— Begin —

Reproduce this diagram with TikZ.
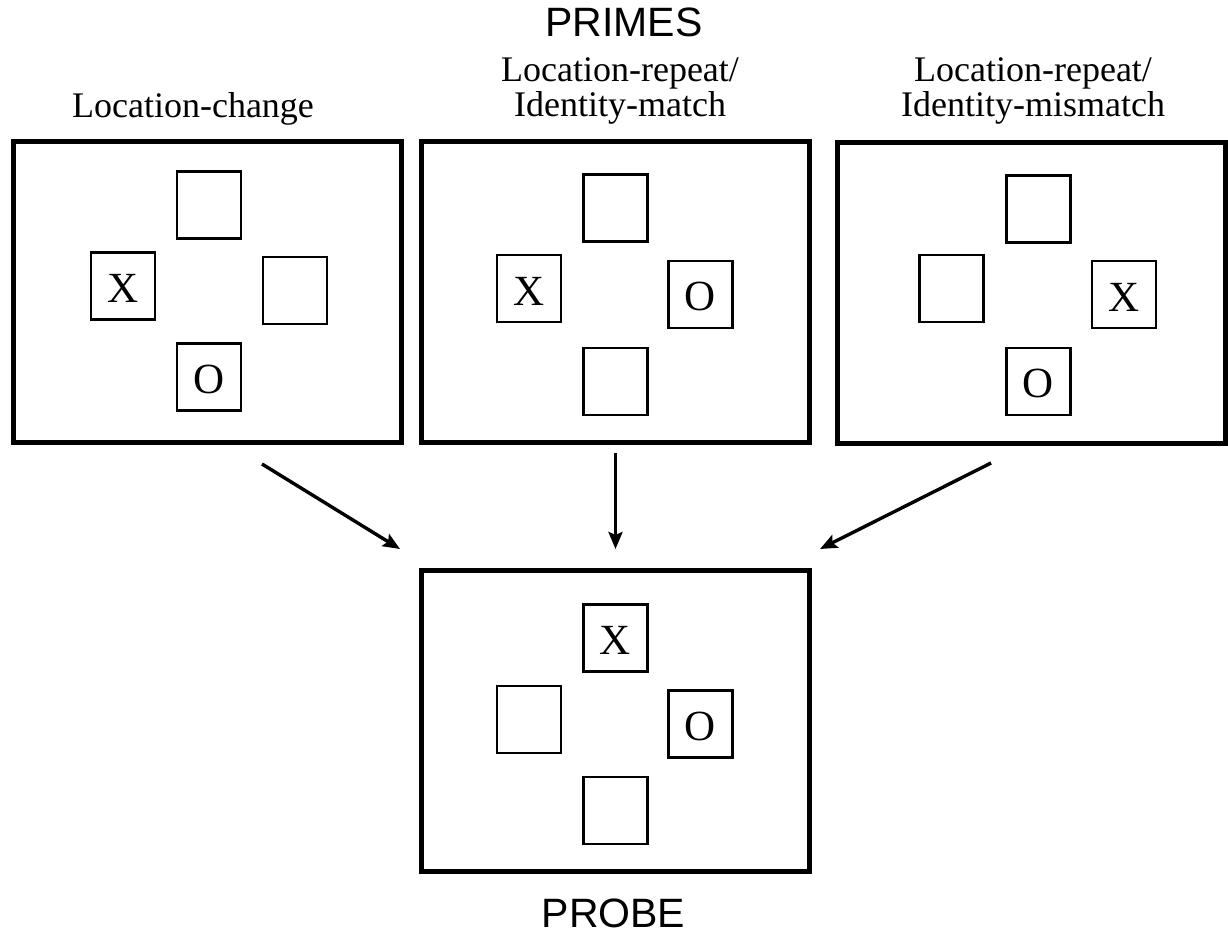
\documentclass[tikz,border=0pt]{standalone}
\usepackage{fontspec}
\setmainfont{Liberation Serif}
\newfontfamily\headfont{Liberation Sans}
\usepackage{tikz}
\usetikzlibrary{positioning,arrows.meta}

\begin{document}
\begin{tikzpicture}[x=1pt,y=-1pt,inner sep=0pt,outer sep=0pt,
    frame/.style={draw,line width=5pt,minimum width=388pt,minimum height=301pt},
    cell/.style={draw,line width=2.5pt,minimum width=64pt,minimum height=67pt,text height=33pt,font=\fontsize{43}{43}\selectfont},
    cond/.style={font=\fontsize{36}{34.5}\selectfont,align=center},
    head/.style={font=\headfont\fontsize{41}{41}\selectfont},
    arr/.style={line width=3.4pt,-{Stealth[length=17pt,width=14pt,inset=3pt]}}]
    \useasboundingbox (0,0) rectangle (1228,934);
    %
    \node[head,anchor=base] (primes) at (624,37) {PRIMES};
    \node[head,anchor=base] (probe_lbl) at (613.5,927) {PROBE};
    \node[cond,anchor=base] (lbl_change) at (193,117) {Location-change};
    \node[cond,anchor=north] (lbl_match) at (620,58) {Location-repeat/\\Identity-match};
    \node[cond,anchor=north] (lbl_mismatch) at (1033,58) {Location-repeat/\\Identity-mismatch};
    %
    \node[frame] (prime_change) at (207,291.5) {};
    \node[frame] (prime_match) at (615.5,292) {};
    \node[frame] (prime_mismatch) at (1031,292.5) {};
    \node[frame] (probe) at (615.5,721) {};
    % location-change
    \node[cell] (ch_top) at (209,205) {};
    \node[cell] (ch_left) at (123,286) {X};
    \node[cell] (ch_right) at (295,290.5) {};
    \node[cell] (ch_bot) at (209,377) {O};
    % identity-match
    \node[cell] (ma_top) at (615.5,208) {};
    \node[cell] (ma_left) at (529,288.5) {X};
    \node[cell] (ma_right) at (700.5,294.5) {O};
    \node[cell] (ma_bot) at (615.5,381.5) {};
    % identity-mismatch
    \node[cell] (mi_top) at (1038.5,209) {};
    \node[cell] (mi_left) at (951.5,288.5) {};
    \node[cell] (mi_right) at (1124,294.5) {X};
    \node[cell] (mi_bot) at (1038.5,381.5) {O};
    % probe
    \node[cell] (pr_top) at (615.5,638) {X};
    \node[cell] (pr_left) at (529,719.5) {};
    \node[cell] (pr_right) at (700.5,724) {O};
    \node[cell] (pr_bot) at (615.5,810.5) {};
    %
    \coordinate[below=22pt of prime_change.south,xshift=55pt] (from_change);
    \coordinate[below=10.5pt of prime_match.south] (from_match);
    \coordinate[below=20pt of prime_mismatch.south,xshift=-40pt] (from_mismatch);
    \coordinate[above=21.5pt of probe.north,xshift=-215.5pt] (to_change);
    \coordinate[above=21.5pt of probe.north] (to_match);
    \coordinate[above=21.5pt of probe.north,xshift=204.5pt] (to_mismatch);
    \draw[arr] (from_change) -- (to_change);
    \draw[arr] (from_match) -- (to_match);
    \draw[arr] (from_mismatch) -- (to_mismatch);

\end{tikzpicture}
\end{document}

— End —

WORK TO BE COMPLETED.
Make an exact reproduction of the listing above, without any pictures.

SOLUTION FOR THIS PROBLEM.
Reproduce this diagram with TikZ.
\documentclass[tikz,border=0pt]{standalone}
\usepackage{fontspec}
\setmainfont{Liberation Serif}
\newfontfamily\headfont{Liberation Sans}
\usepackage{tikz}
\usetikzlibrary{positioning,arrows.meta}

\begin{document}
\begin{tikzpicture}[x=1pt,y=-1pt,inner sep=0pt,outer sep=0pt,
    frame/.style={draw,line width=5pt,minimum width=388pt,minimum height=301pt},
    cell/.style={draw,line width=2.5pt,minimum width=64pt,minimum height=67pt,text height=33pt,font=\fontsize{43}{43}\selectfont},
    cond/.style={font=\fontsize{36}{34.5}\selectfont,align=center},
    head/.style={font=\headfont\fontsize{41}{41}\selectfont},
    arr/.style={line width=3.4pt,-{Stealth[length=17pt,width=14pt,inset=3pt]}}]
    \useasboundingbox (0,0) rectangle (1228,934);
    %
    \node[head,anchor=base] (primes) at (624,37) {PRIMES};
    \node[head,anchor=base] (probe_lbl) at (613.5,927) {PROBE};
    \node[cond,anchor=base] (lbl_change) at (193,117) {Location-change};
    \node[cond,anchor=north] (lbl_match) at (620,58) {Location-repeat/\\Identity-match};
    \node[cond,anchor=north] (lbl_mismatch) at (1033,58) {Location-repeat/\\Identity-mismatch};
    %
    \node[frame] (prime_change) at (207,291.5) {};
    \node[frame] (prime_match) at (615.5,292) {};
    \node[frame] (prime_mismatch) at (1031,292.5) {};
    \node[frame] (probe) at (615.5,721) {};
    % location-change
    \node[cell] (ch_top) at (209,205) {};
    \node[cell] (ch_left) at (123,286) {X};
    \node[cell] (ch_right) at (295,290.5) {};
    \node[cell] (ch_bot) at (209,377) {O};
    % identity-match
    \node[cell] (ma_top) at (615.5,208) {};
    \node[cell] (ma_left) at (529,288.5) {X};
    \node[cell] (ma_right) at (700.5,294.5) {O};
    \node[cell] (ma_bot) at (615.5,381.5) {};
    % identity-mismatch
    \node[cell] (mi_top) at (1038.5,209) {};
    \node[cell] (mi_left) at (951.5,288.5) {};
    \node[cell] (mi_right) at (1124,294.5) {X};
    \node[cell] (mi_bot) at (1038.5,381.5) {O};
    % probe
    \node[cell] (pr_top) at (615.5,638) {X};
    \node[cell] (pr_left) at (529,719.5) {};
    \node[cell] (pr_right) at (700.5,724) {O};
    \node[cell] (pr_bot) at (615.5,810.5) {};
    %
    \coordinate[below=22pt of prime_change.south,xshift=55pt] (from_change);
    \coordinate[below=10.5pt of prime_match.south] (from_match);
    \coordinate[below=20pt of prime_mismatch.south,xshift=-40pt] (from_mismatch);
    \coordinate[above=21.5pt of probe.north,xshift=-215.5pt] (to_change);
    \coordinate[above=21.5pt of probe.north] (to_match);
    \coordinate[above=21.5pt of probe.north,xshift=204.5pt] (to_mismatch);
    \draw[arr] (from_change) -- (to_change);
    \draw[arr] (from_match) -- (to_match);
    \draw[arr] (from_mismatch) -- (to_mismatch);

\end{tikzpicture}
\end{document}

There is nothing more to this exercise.